This was meant to be a straightforward rail journey of just under one hour from Gdańsk Główny to Elbląg, using a PKP Intercity service.
I’ve mentioned before that I find this to be the easiest way of seeing rail departures and arrivals, regularly updated yellow and white sheets. It’s far better than the UK system, with every stop listed so that it’s easy to understand where the trains are departing from and at what time. It’s surprisingly hard to get such clarity about the rail times and options when at a railway station in the UK.
As an aside, this was the train to Berlin, which I had expected to be a little grander.

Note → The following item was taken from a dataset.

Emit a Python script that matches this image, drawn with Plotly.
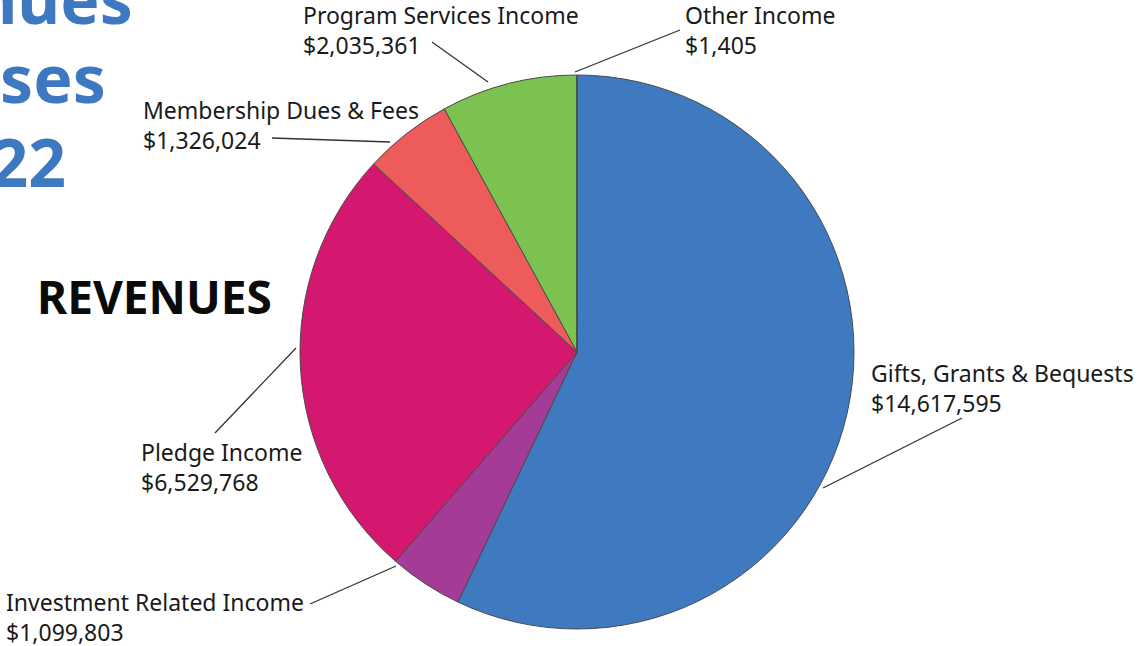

And then to my slight disappointment, my 09:41 train started to show as delayed for nearly an hour. But just under it is a 09:44 train which is going to the same destination of Elbląg, it just takes a little longer. This gives me a dilemma as I don’t understand the Polish rail system well enough to know if I can transfer trains to that one, as I have a ticket for a specific train. It’s also a rural train (Przewozy Regionalne or PR) which used to be part of PKP, but they’ve been given to the regional governments to operate, so it’s not the same company or set-up.
As everyone got on the platform got on the train, I guessed that I could likely use this service. However, I’m not taking risks like that, so I went and asked the guard if I could get on his lovely train. He was friendly, grinned and pointed to get on. I was concerned whether he was grinning because he was excited that he could fine a passenger, but it transpired he was just keen to help. That friendliness seems to be path of the course in Poland, so it didn’t come as a complete surprise.
What didn’t help was having my ticket checked a further two times by different guards, although they seemed satisfied with my ticket for the wrong train. The train itself was clean and modern, running to schedule and the signage on board was clear and timely.
And safely into Elbląg, on time and without being fined or being told that I had the wrong ticket.
It’s not the most glamorous of railway stations, but I was pleased to get there. There has been a railway station here since 1845, but it was rebuilt in 1937 and then repaired again following the end of the Second World War. On May 26, 1916, the German Emperor, Wilhelm II, arrived at the railway station on a visit to the city. Back then, the city was known as Elbing and was the second largest in East Prussia, the section of Germany which wasn’t connected to the rest of the country because of the Polish corridor.
And the frontage of Elbląg railway station. Fortunately, everything went well, although I could have done without all of the confusion with the train delay. But I’m glad that I didn’t wait for my heavily delayed service, Gdansk railway station is undergoing modernisation and there’s not a great deal to do there at the moment.